Lord Mayor of Bristol
- In office 2011–2011
- Preceded by: Colin Smith
- Succeeded by: Peter Main

Deputy Lord Mayor of Bristol
- In office 2012–2012
- Leader: Peter Main
- Preceded by: Colin Smith
- Succeeded by: Peter Main

Councillor for Westbury-on-Trym and Henleaze
- In office 2001–2024

Personal details
- Born: Geoffrey Richard Gollop 23 February 1955 (age 71)
- Party: Conservative (since 1973)
- Spouse: Bernice (m. 1990 or 1991)
- Children: 2
- Alma mater: Clifton College Fitzwilliam College, Cambridge
- Profession: Accountant politician

= Geoff Gollop =

British politician (born 1955)

Geoffrey Richard Gollop, OBE (born 23 February 1955) is a British Conservative politician. He was a councillor on Bristol City Council from 2001 to 2024 and deputy mayor of Bristol from 2012 to 2016. He stood unsuccessfully as the Conservative candidate for the first directly elected mayor of Bristol in 2012.

== Personal life ==
Gollop was born at Bristol Maternity Hospital and has lived his entire life in Bristol, having been brought up in Henbury, where he attended Blaise Primary School. He then attended Clifton College, and after that went up to Fitzwilliam College, Cambridge. Thereafter he trained in accounting, became a Chartered Accountant and worked in accounting firms, before being made redundant and setting up his own business. Geoff Gollop & Co merged with accounting firm Milsted Langdon in 2013, with Gollop joining the latter as a director.

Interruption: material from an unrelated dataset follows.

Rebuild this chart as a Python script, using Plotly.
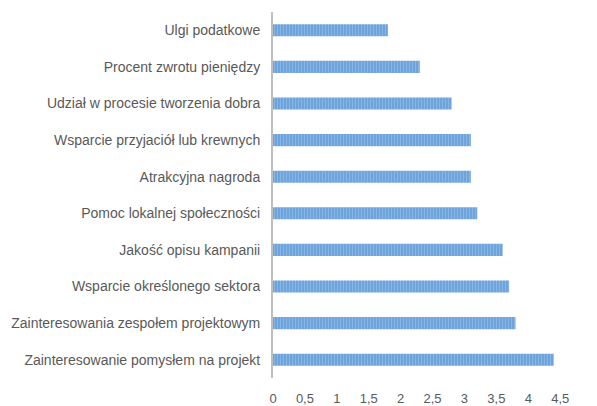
import plotly.graph_objects as go

categories = [
    "Zainteresowanie pomysłem na projekt",
    "Zainteresowania zespołem projektowym",
    "Wsparcie określonego sektora",
    "Jakość opisu kampanii",
    "Pomoc lokalnej społeczności",
    "Atrakcyjna nagroda",
    "Wsparcie przyjaciół lub krewnych",
    "Udział w procesie tworzenia dobra",
    "Procent zwrotu pieniędzy",
    "Ulgi podatkowe",
]
values = [4.4, 3.8, 3.7, 3.6, 3.2, 3.1, 3.1, 2.8, 2.3, 1.8]
tick_vals = [0, 0.5, 1, 1.5, 2, 2.5, 3, 3.5, 4, 4.5, 5]
tick_text = ["0", "0,5", "1", "1,5", "2", "2,5", "3", "3,5", "4", "4,5", "5"]

fig = go.Figure(go.Bar(
    y=categories, x=values, orientation="h",
    marker=dict(
        color="#6aa2da",
        line=dict(width=0),
        pattern=dict(shape="|", fgcolor="#a6c9ed", size=3, solidity=0.4, fillmode="overlay"),
    ),
))

# page body has an 8px default margin, so the figure is sized/offset to compensate
fig.update_layout(
    width=589, height=398,
    margin=dict(l=265, r=3, t=4, b=28),
    paper_bgcolor="white", plot_bgcolor="white",
    bargap=0.67,
    showlegend=False,
    font=dict(family="Liberation Sans, Arial, sans-serif", size=13, color="#595959"),
)
fig.update_xaxes(
    range=[0, 5.03], tickvals=tick_vals, ticktext=tick_text,
    showgrid=False, zeroline=False, showline=False, automargin=False,
    ticks="outside", ticklen=8, tickcolor="rgba(0,0,0,0)",
    ticklabeloverflow="allow",
    tickfont=dict(size=13, color="#595959"),
)
fig.update_yaxes(
    showgrid=False, zeroline=False, automargin=False,
    showline=True, linecolor="#bfbfbf", linewidth=2,
    ticks="outside", ticklen=8, tickcolor="rgba(0,0,0,0)",
    tickfont=dict(size=14, color="#595959"),
)

fig.write_html("out.html")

Gollop is married to Bernice and has two children, Mark and Hermione. He is a Methodist and supports Bristol Rovers F.C. and Bristol City F.C. His other interests include musical theatre and travel. He joined the Conservative Party in 1973. He is a former school governor of Henbury School and Henleaze Junior School, and a former church warden of St Mary's Church, Henbury.

== Political career ==
Gollop was inspired to enter local politics by the issue of secondary education and by his father Philip, a former Councillor for the Henbury ward.

Gollop was first elected as a Conservative Councillor on Bristol City Council in the June 2001 local election, representing the Westbury-on-Trym ward. He was re-elected several times, representing Westbury-on-Trym and later the Westbury-on-Trym and Henleaze ward, until losing the ward to the Liberal Democrats in the May 2024 local election.

In 2011-12, Gollop served in the ceremonial role of lord mayor of Bristol, and in 2012-13 he served as the deputy lord mayor.

In November 2011, Gollop was the victim of an arson attack on his car, for which the Informal Anarchist Federation claimed responsibility.

On 7 August 2012, he was selected to be the Conservative candidate for the first directly elected mayor of Bristol, having defeated former three-time lord mayor and Bristol City Council's Conservative group leader, Peter Abraham, and former councillor, Barbara Lewis. Receiving support from the mayor of London, Boris Johnson, Gollop campaigned on transport, education, inequality and Council culture. His specific policies included a freeze or reduction in Council Tax, lower fares on public transport, and business rates relief for independent shops. In the election on 15 November, Gollop lost to independent candidate George Ferguson, coming third, with 9.13% of the first-preference votes, behind Ferguson and the Labour Party candidate Marvin Rees. Gollop attributed the result to "a real disillusionment with party politics".

After the election, Mayor Ferguson assembled a "rainbow cabinet" of councillors from several parties, appointing Gollop as his deputy mayor and cabinet member with responsibility for finance and corporate services.